Palme d'Or 2021 / Une carrosserie parfaitement lustrée et polie, un moteur qui rugit mais atteint trop vite sa vitesse de croisière pépère... En apparence du même métal que son premier et précédent long-métrage, Grave, le nouveau film de Julia Ducournau semble effrayé d'affronter la rationalité et convoque le fantastique en vain. Dommage.
Victime enfant d'un accident de voiture dont elle a été la cause, Alexia vit depuis avec une plaque de titane dans le crâne. Devenue danseuse, elle se livre en parallèle des meurtres affolant le sud de la France et “s'accouple” avec une voiture. Pour se faire oublier après une soirée très sanglante, Alexia endosse l'identité d'Adrien, un adolescent disparu depuis dix ans. Son père, un commandant de pompiers détruit, va cependant reconnaître ce “fils” prodigue et l'accueillir...

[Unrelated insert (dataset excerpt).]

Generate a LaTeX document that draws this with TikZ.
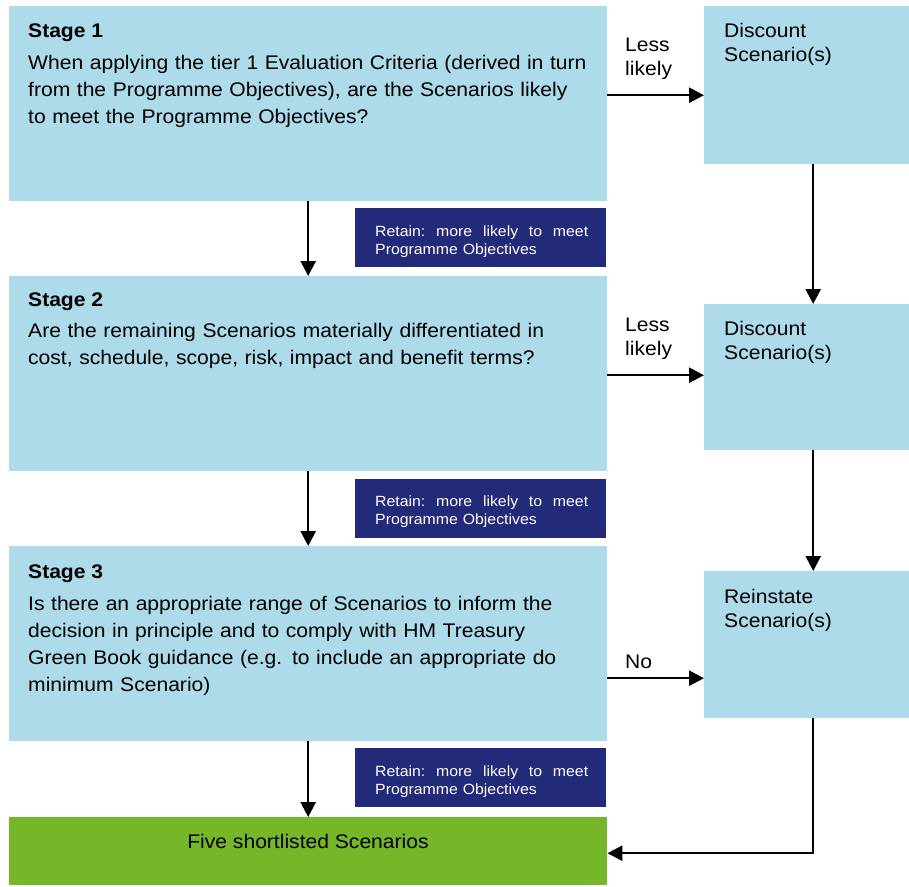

Programmé par la Semaine de Critique en 2016, le sympathique Grave avait instantanément transformé Julia Ducournau, dès son premier long-métrage, en nouvelle figure de la hype cinématographique française. Sans doute les festivaliers, déjà peu coutumiers des œuvres se revendiquant d'un “autre cinéma” louchant vers le fantastico-gore, la série B et les séances de minuit, avaient-il été titillés par le fait que ce film soit signé non pas par l'un des olibrius vaguement inquiétants fréquentant les marches du Palais (Gaspar Noé, Lars von Trier, NWR, Mandico...) mais par une jeune réalisatrice présentant bien. Le peuple de la Croisette, et sans doute celui de Berlin et de Venise, semble avoir besoin d'être rassuré : il lui faut du décalage entre du sordide à l'image et du propret sur le tapis rouge. Ce même décalage qui permet également à un parterre en smoking et talons hauts de rigueur, ces uniformes hors d'âge, de s'émouvoir devant des histoires de chômeurs ou de réfugiés...
Crash sexe Alexia
Il n'empêche que le cinéma auquel Julia Ducournau se rattache, underground de niveau supérieur, ne surgit pas de nulle part et possède une foule de fenêtres et de réseaux de diffusion. À commencer par les festivals spécialisés — dont Hallucinations Collectives, pour lequel elle pourrait presque paraître trop mainstream. Pas uniquement parce qu'elle se prévaut de l'onction cannoise, mais parce que la dimension fantastique ici semble relever de l'accessoire, du prétexte, du superflu. Comme l'excipient légitimant le statut de la cinéaste parmi les auteurs hybridant la chair et le cyberpunk. Mais, si l'on s'y attache vraiment, le cœur et le sens du drame se passent totalement du coït mécanique et des épanchements huileux causés par la gestation d'Alexia. Là où Crash et EXistenZ de Cronenberg, Jumbo de Zoé Wittock dépendent totalement des interactions entre l'humain et la machine, Titane peut en réalité parfaitement s'en absoudre.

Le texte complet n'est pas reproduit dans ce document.